To on zastąpi Kunca w Toruniu? Ujawniamy nazwisko
Władzom Arriva Polski Cukier Toruń szybko udało się znaleźć zawodnika w miejsce kontuzjowanego Aljaza Kunca. To 24-letni Białorusin Dzmitry Ryuny, który ostatnio był sprawdzany przez Legię Warszawa. Koszykarz w najbliższym czasie będzie na try-oucie w toruńskim zespole.
Podczas ostatniego turnieju w Bydgoszczy bardzo poważnej kontuzji nabawił się Aljaz Kunc, Słoweniec, który miał być bardzo ważną postacią w toruńskim zespole w sezonie 2024/2025. Zawodnik musi przejść operację i tym samym będzie wyłączony z gry przez kolejne trzy miesiące
– Aljaz potrzebuje operacji, więc jest to dla nas duży cios, biorąc pod uwagę jego znaczenie dla drużyny i bardzo dobrą grę w okresie przedsezonowym. Szukamy teraz zawodnika, który go zastąpi – mówił nam szkoleniowiec toruńskiej drużyny.
Z naszych informacji wynika, że torunianom udało się takiego gracza znaleźć. Na treningach Twardych Pierników pojawił się 24-letni Białorusin Dzmitry Ryuny, który ostatnio był sprawdzany przez Legię Warszawa. Silny skrzydłowy (206 cm) wystąpił nawet w kilku sparingach warszawskiego zespołu. Ostatecznie pracy w stolicy nie znalazł. Teraz ma szansę znaleźć zatrudnienie w szeregach klubu z Torunia.
24-letni Ryuny ostatni sezon spędził w Portugalii, reprezentując barwy Vitorii SC. Tam średnio notował 9 punktów i 6.9 zbiórki na mecz (18 występów). Białorusin w przeszłości studiował także w Stanach Zjednoczonych. Cztery sezony rozegrał w San Francisco Dons. Na ostatni rok przeniósł się do Oregon State Beavers.
Białorusin będzie trenował z drużyną. Wystąpi także w sparingach z PGE Spójnią (czwartek, 19:00 – mecz zamknięty dla publiczności) i z Legią Warszawa (sobota – 18:00, połączony z prezentacją zespołu). Jeśli pokaże się z dobrej strony, to jest szansa, że zostanie w Toruniu na dłużej. Trener Srdjan Subotić będzie musiał się przyglądał w najbliższym czasie.

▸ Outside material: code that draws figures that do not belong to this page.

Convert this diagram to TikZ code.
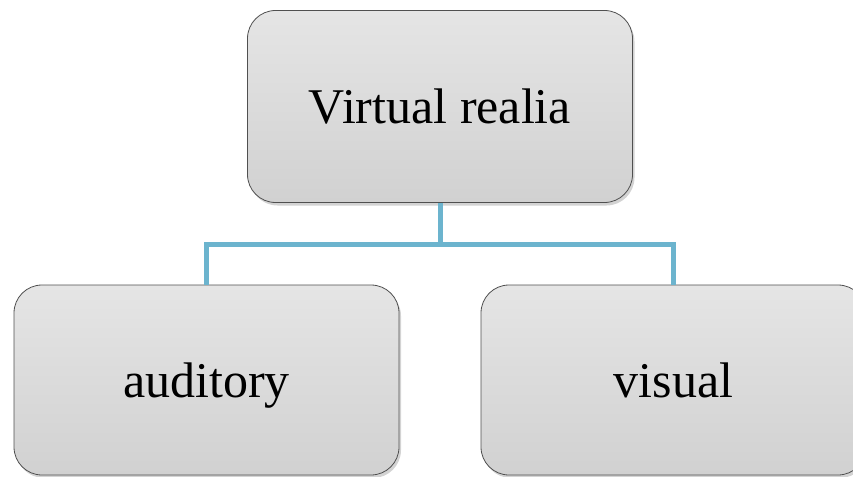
\documentclass[tikz,border=0pt]{standalone}
\usepackage{fontspec}
\setmainfont{Liberation Serif}
\usetikzlibrary{
    shadows,
    positioning
}
\definecolor{boxtop}{RGB}{229,229,229}
\definecolor{boxbot}{RGB}{209,209,209}
\definecolor{boxline}{RGB}{80,80,80}
\definecolor{linkblue}{RGB}{108,180,206}
\tikzset{
    catbox/.style={rectangle, rounded corners=28pt, draw=boxline, line width=0.8pt,
        top color=boxtop, bottom color=boxbot, inner sep=0pt,
        minimum width=385pt, minimum height=190pt,
        text height=34pt, text depth=0pt,
        font=\fontsize{50}{60}\selectfont,
        drop shadow={shadow xshift=2pt, shadow yshift=-3pt, opacity=0.35}},
    link/.style={draw=linkblue, line width=5pt}
}

\begin{document}
\begin{tikzpicture}[x=1pt, y=-1pt]
                            \clip (0, 0) rectangle (853, 476);
                            \node[catbox, minimum height=192pt] (vr) at (440, 106.5) {Virtual realia};
                            \node[catbox] (aud) at (206.5, 380) {auditory};
                            \node[catbox] (vis) at (673.5, 380) {visual};
                            \coordinate (j) at (440, 244);
                            \draw[link]
                            (vr.south) -- (j)
                            (j) -| (aud.north)
                            (j) -| (vis.north);
                        \end{tikzpicture}
\end{document}
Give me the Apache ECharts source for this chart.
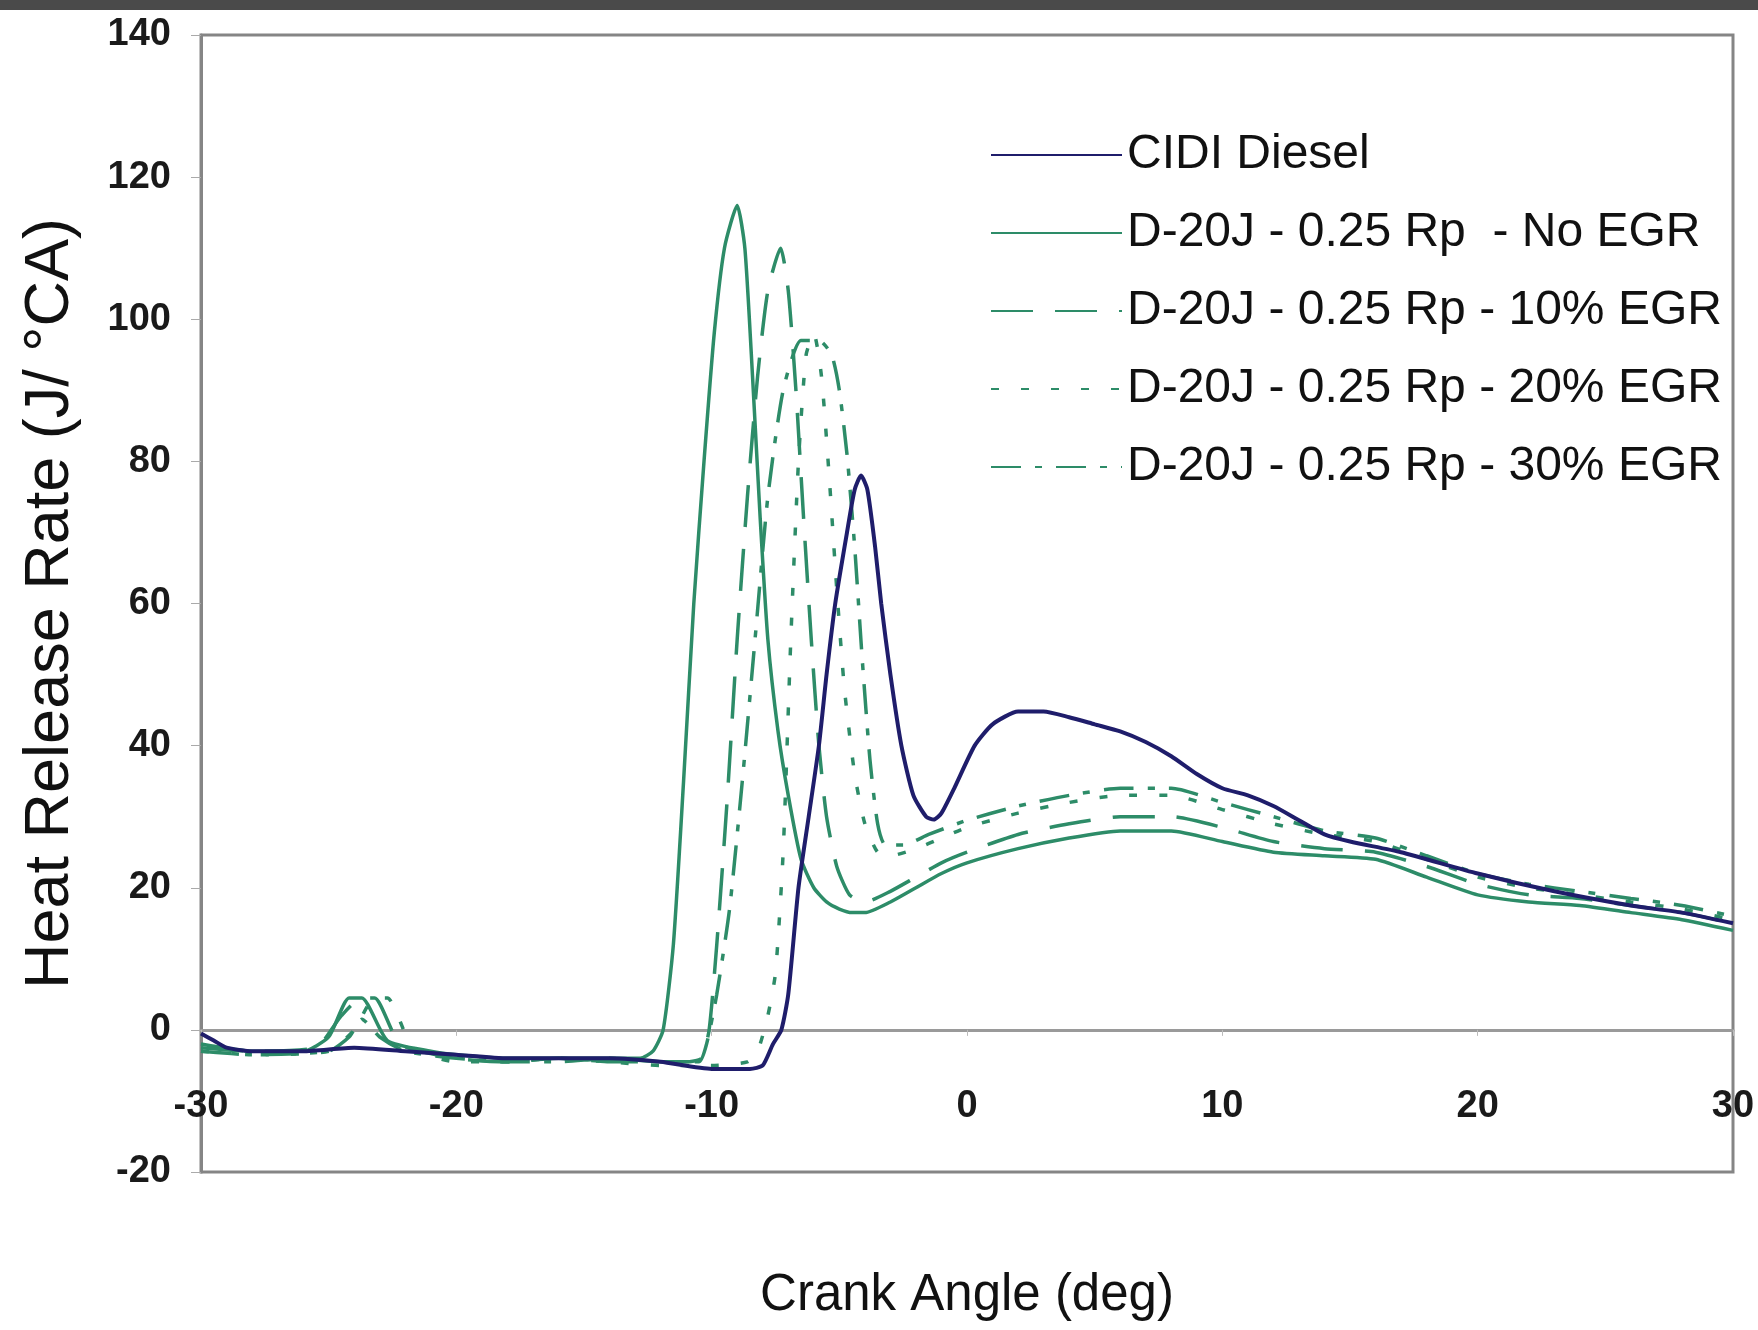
<!DOCTYPE html>
<html>
<head>
<meta charset="utf-8">
<script src="https://cdn.jsdelivr.net/npm/echarts@6/dist/echarts.min.js"></script>
<style>
  html, body { margin: 0; padding: 0; background: #fff; }
  #main { width: 1758px; height: 1330px; }
</style>
</head>
<body>
<div id="main"></div>
<script>
// 数据: [曲轴转角 deg, 放热率 J/°CA]
var seriesNames = ['CIDI Diesel', 'D-20J - 0.25 Rp  - No EGR', 'D-20J - 0.25 Rp - 10% EGR',
    'D-20J - 0.25 Rp - 20% EGR', 'D-20J - 0.25 Rp - 30% EGR'];

var cidiDiesel = [[-30, -0.5], [-29.5, -1.5], [-29, -2.5], [-28, -3], [-26, -3], [-24, -2.5], [-22, -3],
    [-20, -3.5], [-18, -4], [-16, -4], [-14, -4], [-12, -4.5], [-10, -5.5], [-8.5, -5.5], [-8, -5],
    [-7.6, -2], [-7.27, 0], [-7, 5], [-6.6, 20], [-6.2, 30], [-5.8, 40], [-5.5, 50], [-5.16, 60],
    [-4.7, 70], [-4.4, 76], [-4.15, 78], [-3.9, 76], [-3.6, 68], [-3.36, 60], [-3, 50], [-2.57, 40],
    [-2.1, 33], [-1.6, 30], [-1.3, 29.6], [-1, 30.5], [-0.5, 34], [0.3, 40], [1, 43], [2, 44.8],
    [3, 44.8], [4, 44], [5, 43], [6, 42], [7, 40.5], [8, 38.5], [9, 36], [10, 34], [11, 33],
    [12, 31.5], [13, 29.5], [14, 27.5], [15, 26.5], [17, 25], [20, 22], [23, 19.5], [26, 17.5],
    [28, 16.5], [30, 15]];

var noEgr = [[-30, -2], [-28, -3], [-26, -3], [-25, -1], [-24.2, 4.5], [-23.7, 4.5], [-22.7, -1.5],
    [-21, -3], [-20, -3.5], [-18, -4], [-16, -4], [-14, -4], [-12.8, -4], [-12.3, -3], [-11.9, 0],
    [-11.5, 12], [-11.1, 35], [-10.7, 60], [-10.3, 80], [-9.9, 98], [-9.5, 110], [-9.0, 116],
    [-8.7, 110], [-8.4, 92], [-8.1, 72], [-7.8, 55], [-7.4, 42], [-7, 33], [-6.5, 24], [-6, 20],
    [-5.5, 18], [-5, 17], [-4.5, 16.5], [-4, 16.5], [-3, 18], [-2, 20], [-1, 22], [0, 23.5],
    [2, 25.5], [4, 27], [6, 28], [8, 28], [10, 26.5], [12, 25], [14, 24.5], [16, 24], [18, 21.5],
    [20, 19], [22, 18], [24, 17.5], [26, 16.5], [28, 15.5], [30, 14]];

var egr10 = [[-30, -2.5], [-28, -3], [-25.5, -2.5], [-24.5, 2], [-23.7, 4.5], [-23.2, 4.5],
    [-22.2, -2], [-20, -4], [-18, -4.5], [-16, -4], [-14, -4.5], [-12, -4.5], [-11, -4.5],
    [-10.4, -4], [-10.1, 0], [-9.8, 12], [-9.4, 32], [-9, 55], [-8.6, 75], [-8.2, 92], [-7.8, 104],
    [-7.3, 110], [-7, 104], [-6.7, 90], [-6.4, 72], [-6.1, 55], [-5.8, 40], [-5.5, 30], [-5.1, 23],
    [-4.6, 19], [-4, 18], [-3, 19.5], [-2, 21.5], [-1, 23.5], [0, 25], [2, 27.5], [4, 29], [6, 30],
    [8, 30], [10, 28.5], [12, 26.5], [14, 25.5], [16, 25], [18, 23], [20, 20.5], [22, 19],
    [24, 18.5], [26, 17.5], [28, 16.5], [30, 15]];

var egr20 = [[-30, -3], [-28, -3.5], [-25, -3], [-24, 0], [-23.2, 4.5], [-22.7, 4.5], [-21.7, -2.5],
    [-20, -4.5], [-18, -4.5], [-16, -4], [-14, -4.5], [-12, -5], [-10, -5], [-8.6, -4.5],
    [-8.2, -3], [-7.8, 2], [-7.5, 8], [-7.2, 25], [-6.9, 55], [-6.6, 80], [-6.3, 95], [-6.0, 98],
    [-5.7, 92], [-5.4, 78], [-5.1, 62], [-4.8, 48], [-4.4, 36], [-4, 29], [-3.5, 25], [-3, 24.5],
    [-2, 25.5], [-1, 27], [0, 28.5], [2, 30.5], [4, 32], [6, 33], [8, 33], [10, 31], [12, 29],
    [14, 27.5], [16, 26.5], [18, 24], [20, 21.5], [22, 20], [24, 19], [26, 18], [28, 17],
    [30, 15.5]];

var egr30 = [[-30, -3], [-28, -3.5], [-25, -3], [-24.2, -1], [-23.7, 1.5], [-23, -1], [-22, -3],
    [-20, -4], [-18, -4.5], [-16, -4.5], [-14, -4], [-12, -4.5], [-10.5, -4.5], [-10.2, -2],
    [-9.8, 5], [-9.3, 17], [-8.8, 35], [-8.3, 55], [-7.8, 75], [-7.2, 90], [-6.5, 97], [-5.8, 97],
    [-5.3, 95], [-5, 90], [-4.7, 81], [-4.4, 68], [-4.1, 52], [-3.8, 38], [-3.5, 29], [-3.2, 26],
    [-2.5, 26], [-1.5, 27.5], [0, 29.5], [2, 31.5], [4, 33], [6, 34], [8, 34], [10, 32], [12, 30],
    [14, 28], [16, 27], [18, 24.5], [20, 22], [22, 20.5], [24, 19.5], [26, 18.5], [28, 17.5],
    [30, 16]];

var xTicks = [-30, -20, -10, 0, 10, 20, 30];
var yTicks = [-20, 0, 20, 40, 60, 80, 100, 120, 140];

var sans = "'Liberation Sans', Arial, sans-serif";
var navy = '#1f1d6b';
var green = '#2d8c68';

var myChart = echarts.init(document.getElementById('main'));

function greenLine(name, data, type) {
    return {
        name: name,
        type: 'line',
        data: data,
        showSymbol: false,
        symbol: 'none',
        smooth: 0.2,
        lineStyle: { color: green, width: 3.5, type: type },
        itemStyle: { color: green }
    };
}

var option = {
    animation: false,
    backgroundColor: '#fff',
    graphic: [{
        type: 'rect',
        shape: { x: 0, y: 0, width: 1758, height: 10 },
        style: { fill: '#4a4a4a' }
    }],
    grid: {
        left: 201, right: 25, top: 35, bottom: 158,
        outerBoundsMode: 'none',
        containLabel: false,
        show: true, borderColor: '#858585', borderWidth: 3, backgroundColor: '#fff'
    },
    legend: {
        orient: 'vertical',
        left: 985, top: 123,
        itemWidth: 131, itemHeight: 14, itemGap: 24,
        data: seriesNames,
        itemStyle: { opacity: 0 },
        textStyle: { fontFamily: sans, fontSize: 48, color: '#111', lineHeight: 54 }
    },
    xAxis: {
        type: 'value',
        min: xTicks[0], max: xTicks[xTicks.length - 1], interval: 10,
        axisLine: { onZero: true, lineStyle: { color: '#9a9a9a', width: 3 } },
        axisTick: { show: true, length: 6, lineStyle: { color: '#bbb' } },
        axisLabel: { inside: true, margin: 46, fontFamily: sans, fontSize: 38, fontWeight: 'bold', color: '#1a1a1a' },
        splitLine: { show: false },
        name: 'Crank Angle (deg)',
        nameLocation: 'middle',
        nameGap: 98,
        nameTextStyle: { fontFamily: sans, fontSize: 51, color: '#111' }
    },
    yAxis: {
        type: 'value',
        min: yTicks[0], max: yTicks[yTicks.length - 1], interval: 20,
        axisLine: { show: true, onZero: false, lineStyle: { color: '#858585', width: 3 } },
        axisTick: { show: true, length: 10, lineStyle: { color: '#aaa' } },
        axisLabel: { margin: 30, fontFamily: sans, fontSize: 38, fontWeight: 'bold', color: '#1a1a1a' },
        splitLine: { show: false },
        name: 'Heat Release Rate (J/ °CA)',
        nameLocation: 'middle',
        nameGap: 119,
        nameTextStyle: { fontFamily: sans, fontSize: 63, color: '#111' }
    },
    series: [
        greenLine(seriesNames[1], noEgr, 'solid'),
        greenLine(seriesNames[2], egr10, [42, 22]),
        greenLine(seriesNames[3], egr20, [8, 22]),
        greenLine(seriesNames[4], egr30, [30, 14, 7, 14]),
        {
            name: seriesNames[0],
            type: 'line',
            data: cidiDiesel,
            showSymbol: false,
            symbol: 'none',
            smooth: 0.2,
            lineStyle: { color: navy, width: 4 },
            itemStyle: { color: navy }
        }
    ]
};

myChart.setOption(option);
</script>
</body>
</html>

Oczywiście klub cały czas sprawdza opcje na polskim i na zagranicznym na rynku transferowym. Wiemy, że jednym z kandydatów jest Kacper Borowski, ale koszykarz nadal ma nierozwiązaną sytuację z Kingiem Szczecin, na dodatek jego transfer byłby sporym obciążeniem dla budżetu toruńskiego klubu. Ciekawostką jest fakt, że King wygrał w FIBA sprawę z Filipem Matczakiem. Zawodnik nadal ma ważny kontrakt z klubem na sezon 2024/2025. Zawodnikowi i jego agentowi przysługuje prawo do odwołania.